In fact, it's a pretty measured and temperate piece, even if it falls back unproblematically into the equation of diversity with so-called "intellectual diversity" of the sort that David Horowitz has been pushing for the past several years. And the slide from surveying "humanities and social science scholars" for their political affiliations to making claims about campuses, colleges, and universities (which, as we know, don't teach the hard sciences, business, engineering, or technology) goes unexamined as well. Nevertheless, Bauerlein's root claim, that there are various fields where conservative thought is basically unwelcome, is fairly accurate.
The secondary claim, however, that there is "an indirect filtering process that runs from graduate school to tenure and beyond," is one that I'd dispute to a degree. The trick at work here is to accuse leftists of being anti-discrimination in theory and discriminatory in practice--fair enough. I'm not so naive as to believe that this doesn't happen, or that there aren't "several conservative intellectuals in the last year who would love an academic post but have given up after years of trying."
Bauerlein cites a Chronicle survey, though, which found that roughly half of those surveyed agreed with the statement that "campuses are havens for left-leaning activists," that "colleges improperly introduce a liberal bias into what they teach." Okay. Setting aside the colossal hubris required to make a statement of that magnitude--which I myself couldn't comfortably make about any school that I've ever studied or taught at--I want to raise a chicken/egg question. Bauerlein, Horowitz, and others who make this argument suggest/assume that universities are a place from which conservatives have been expelled, but I guess I'd suggest that it's at least as relevant to consider campuses as places, as havens, to which these dreaded left-leaners aspire.

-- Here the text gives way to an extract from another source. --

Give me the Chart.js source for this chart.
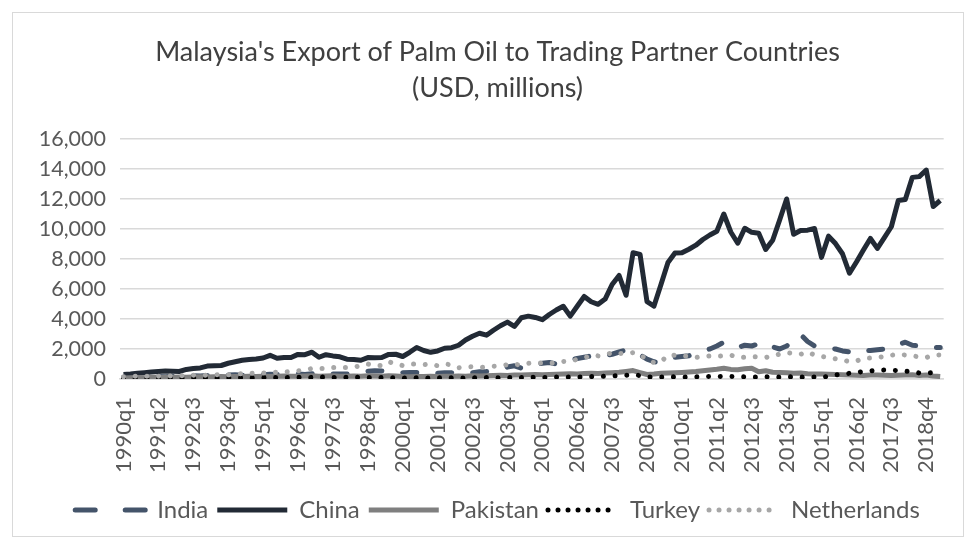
<!DOCTYPE html>
<html>
<head>
<meta charset="utf-8">
<script src="https://cdn.jsdelivr.net/npm/chart.js@4.4.1/dist/chart.umd.min.js"></script>
<style>
    html, body { margin: 0; padding: 0; background: #fff; }
    #wrap { position: absolute; left: 12px; top: 12px; width: 950px; height: 523px; border: 1px solid #d9d9d9; }
</style>
</head>
<body>
<div id="wrap"><canvas id="palmOilChart"></canvas></div>
<script>
// quarterly categories 1990q1 .. 2019q2
const firstYear = 1990;
const lastYear = 2019;
const lastQuarter = 2;

const quarters = [];
for (let y = firstYear; y <= lastYear; y++) {
    for (let q = 1; q <= 4; q++) {
        if (y === lastYear && q > lastQuarter) break;
        quarters.push(y + 'q' + q);
    }
}

const yTicks = [0, 2000, 4000, 6000, 8000, 10000, 12000, 14000, 16000];

const india = [
    120, 130, 150, 140, 160, 170, 150, 180, 200, 190,
    210, 200, 230, 220, 250, 260, 280, 250, 270, 300,
    280, 320, 300, 340, 330, 330, 300, 350, 380, 400,
    330, 330, 330, 420, 480, 520, 550, 540, 550, 470,
    420, 440, 440, 440, 430, 380, 420, 420, 400, 400,
    420, 480, 500, 550, 650, 800, 880, 720, 900, 1000,
    1050, 1100, 1000, 1150, 1250, 1370, 1450, 1540, 1500, 1550,
    1650, 1800, 1940, 1800, 1600, 1320, 1150, 1100, 1300, 1450,
    1500, 1550, 1700, 1870, 2000, 2200, 2450, 2300, 2100, 2250,
    2200, 2350, 2050, 2150, 2000, 2200, 2600, 2970, 2500, 2200,
    2100, 2050, 2000, 1870, 1800, 1700, 1870, 1900, 1950, 2000,
    2050, 2300, 2450, 2250, 2200, 2200, 2100, 2100
];

const china = [
    300, 330, 380, 420, 470, 500, 540, 520, 500, 640,
    700, 740, 860, 880, 900, 1050, 1150, 1250, 1300, 1330,
    1400, 1580, 1380, 1430, 1430, 1640, 1620, 1790, 1450, 1620,
    1540, 1480, 1320, 1300, 1250, 1430, 1420, 1430, 1640, 1650,
    1500, 1780, 2100, 1900, 1780, 1870, 2050, 2090, 2250, 2600,
    2850, 3050, 2920, 3250, 3550, 3790, 3500, 4080, 4190, 4100,
    3950, 4300, 4600, 4850, 4190, 4850, 5500, 5150, 4980, 5330,
    6300, 6900, 5580, 8420, 8310, 5150, 4860, 6300, 7760, 8400,
    8420, 8650, 8920, 9300, 9600, 9850, 11000, 9800, 9050, 10050,
    9780, 9720, 8640, 9250, 10600, 12000, 9650, 9900, 9920, 10030,
    8110, 9520, 9030, 8350, 7050, 7800, 8600, 9370, 8710, 9430,
    10150, 11900, 11970, 13440, 13490, 13930, 11500, 11900
];

const pakistan = [
    60, 80, 100, 90, 110, 100, 120, 110, 130, 120,
    140, 150, 130, 150, 160, 150, 170, 160, 180, 170,
    180, 170, 190, 200, 180, 190, 200, 210, 190, 200,
    210, 190, 180, 200, 190, 210, 200, 190, 210, 200,
    160, 150, 170, 160, 180, 170, 190, 180, 200, 190,
    210, 200, 220, 230, 250, 240, 260, 270, 280, 300,
    290, 300, 320, 330, 350, 340, 360, 380, 370, 400,
    420, 450, 500, 560, 430, 300, 330, 380, 400, 420,
    440, 470, 500, 550, 600, 650, 720, 640, 620, 680,
    720, 480, 550, 450, 430, 420, 380, 400, 350, 330,
    330, 320, 300, 280, 260, 250, 240, 260, 270, 250,
    240, 250, 260, 280, 230, 260, 200, 160
];

const turkey = [
    40, 50, 60, 50, 60, 70, 60, 80, 70, 60,
    80, 70, 90, 80, 70, 90, 80, 100, 90, 80,
    100, 110, 100, 90, 110, 120, 100, 110, 120, 130,
    110, 100, 120, 130, 110, 100, 90, 100, 80, 90,
    60, 70, 80, 60, 70, 80, 90, 80, 70, 60,
    80, 90, 100, 90, 80, 100, 110, 100, 120, 110,
    100, 120, 130, 120, 140, 130, 150, 160, 170, 180,
    200, 220, 250, 280, 230, 150, 120, 130, 150, 140,
    130, 140, 150, 160, 170, 160, 180, 170, 160, 150,
    140, 130, 150, 140, 130, 150, 140, 130, 120, 140,
    120, 180, 270, 330, 380, 430, 500, 540, 580, 600,
    580, 560, 520, 480, 400, 400, 420, 420
];

const netherlands = [
    150, 170, 200, 180, 200, 190, 220, 200, 230, 210,
    250, 230, 260, 280, 300, 280, 320, 350, 380, 400,
    400, 430, 450, 470, 500, 550, 600, 700, 700, 700,
    770, 770, 770, 800, 880, 1000, 900, 900, 1150, 1000,
    900, 1000, 1000, 950, 1000, 880, 1000, 950, 750, 800,
    820, 770, 800, 850, 880, 950, 990, 920, 1050, 1100,
    1060, 1040, 1100, 1170, 1210, 1300, 1400, 1590, 1540, 1600,
    1760, 1700, 1720, 1760, 1650, 1250, 1100, 1150, 1590, 1590,
    1560, 1500, 1430, 1500, 1540, 1500, 1550, 1590, 1450, 1450,
    1500, 1460, 1430, 1550, 1650, 1760, 1700, 1650, 1800, 1600,
    1500, 1440, 1350, 1280, 1150, 1200, 1370, 1400, 1430, 1500,
    1580, 1650, 1600, 1540, 1480, 1430, 1590, 1600
];

const FONT = "Lato, 'Liberation Sans', sans-serif";
Chart.defaults.font.family = FONT;
Chart.defaults.color = '#595959';

// title and legend sit a bit right of the chart centre, like the original
const shiftBoxes = {
    id: 'shiftBoxes',
    afterLayout(chart) {
        const dx = 18;
        [chart.titleBlock, chart.legend].forEach(box => {
            if (!box) return;
            box.left += dx;
            box.right += dx;
        });
    }
};

const ctx = document.getElementById('palmOilChart');

new Chart(ctx, {
    type: 'line',
    data: {
        labels: quarters,
        datasets: [{
            label: 'India',
            data: india,
            borderColor: '#44546a',
            borderWidth: 5,
            borderDash: [14, 21],
            legendDash: [20, 30],
            borderCapStyle: 'round',
            order: 5
        }, {
            label: 'China',
            data: china,
            borderColor: '#222a35',
            borderWidth: 5,
            order: 4
        }, {
            label: 'Pakistan',
            data: pakistan,
            borderColor: '#7f7f7f',
            borderWidth: 5,
            order: 3
        }, {
            label: 'Turkey',
            data: turkey,
            borderColor: '#000000',
            borderWidth: 5,
            borderDash: [0.01, 11.7],
            legendDash: [0.01, 10],
            borderCapStyle: 'round',
            order: 2
        }, {
            label: 'Netherlands',
            data: netherlands,
            borderColor: '#a7a7a7',
            borderWidth: 5,
            borderDash: [0.01, 11.7],
            legendDash: [0.01, 10],
            borderCapStyle: 'round',
            order: 1
        }]
    },
    plugins: [shiftBoxes],
    options: {
        responsive: true,
        maintainAspectRatio: false,
        animation: false,
        layout: {
            padding: { left: 0, right: 17, top: 0, bottom: 4 }
        },
        elements: {
            point: { radius: 0, hoverRadius: 0 },
            line: { tension: 0, fill: false, borderJoinStyle: 'round' }
        },
        plugins: {
            title: {
                display: true,
                text: ["Malaysia's Export of Palm Oil to Trading Partner Countries", '(USD, millions)'],
                color: '#404040',
                font: { size: 27, weight: 'normal', lineHeight: 1.333 },
                padding: { top: 21, bottom: 33 }
            },
            legend: {
                position: 'bottom',
                labels: {
                    usePointStyle: true,
                    pointStyle: 'line',
                    pointStyleWidth: 70,
                    color: '#595959',
                    font: { size: 24 },
                    padding: 9,
                    sort: (a, b) => a.datasetIndex - b.datasetIndex,
                    generateLabels: function (chart) {
                        const items = Chart.defaults.plugins.legend.labels.generateLabels(chart);
                        items.forEach(item => {
                            const ds = chart.data.datasets[item.datasetIndex];
                            item.lineDash = ds.legendDash || [];
                            item.lineCap = ds.borderCapStyle || 'butt';
                            item.lineWidth = ds.borderWidth;
                        });
                        return items;
                    }
                }
            },
            tooltip: { enabled: false }
        },
        scales: {
            x: {
                offset: true,
                afterFit: function (scale) { scale.height = 110; },
                grid: { display: false },
                border: { display: true, color: '#d9d9d9', width: 1.5 },
                ticks: {
                    autoSkip: false,
                    minRotation: 90,
                    maxRotation: 90,
                    padding: 10,
                    color: '#595959',
                    font: { size: 22 },
                    callback: function (value, index) {
                        return index % 5 === 0 ? quarters[index] : null;
                    }
                }
            },
            y: {
                min: yTicks[0],
                max: yTicks[yTicks.length - 1],
                afterFit: function (scale) { scale.width = 107; },
                afterBuildTicks: function (scale) {
                    scale.ticks = yTicks.map(v => ({ value: v }));
                },
                grid: { color: '#d9d9d9', lineWidth: 1.5, drawTicks: false },
                border: { display: false },
                ticks: {
                    padding: 14,
                    color: '#595959',
                    font: { size: 21.5 },
                    callback: v => v.toLocaleString('en-US')
                }
            }
        }
    }
});
</script>
</body>
</html>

Why is this an important point? Because, contra Bauerlein, this process doesn't begin in graduate school. By the time students arrive in my courses, they're adults, albeit young adults, but they have a full set of values that steer them towards particular fields--they've been raised in a society where the hierarchy of values is pretty clear, and they don't need to see the comparative salaries of assistant professors to know which departments, programs, or careers are most compatible with their value set. I'm not arguing that those of us who are less than economically rational about our career choices are any more noble, or any better for that matter, than anyone else, but I think it safe to surmise that I may hold values more similar to those of my immediate colleagues than they are to, say, those of the faculty in the business school. I suspect that someone with my beliefs would feel just as out of place there as someone with conservative beliefs might feel in an English department. But then, that's hard to say, because Horowitz didn't include them in his survey.
I don't disagree with all that much of this essay in one sense. I do think it's important for students at every level to be party to asking questions rather than assuming answers, and I do acknowledge that there are fields where the latter happens more often than perhaps it should. But to paraphrase O'Connor's prior post, "I won't deny that such schools and such attitudes exist--but I will say that it's wrong to stereotype [higher education] and the [faculty] who [populate it] in such narrowly rigid ways." And to do so in the name of diversity is to misunderstand intentionally that particular ideal, in a way that elevates the stereotypes of conservatism and liberalism to the level of knowledge, an elevation that Bauerlein rightly, I think, recognizes as anti-intellectual.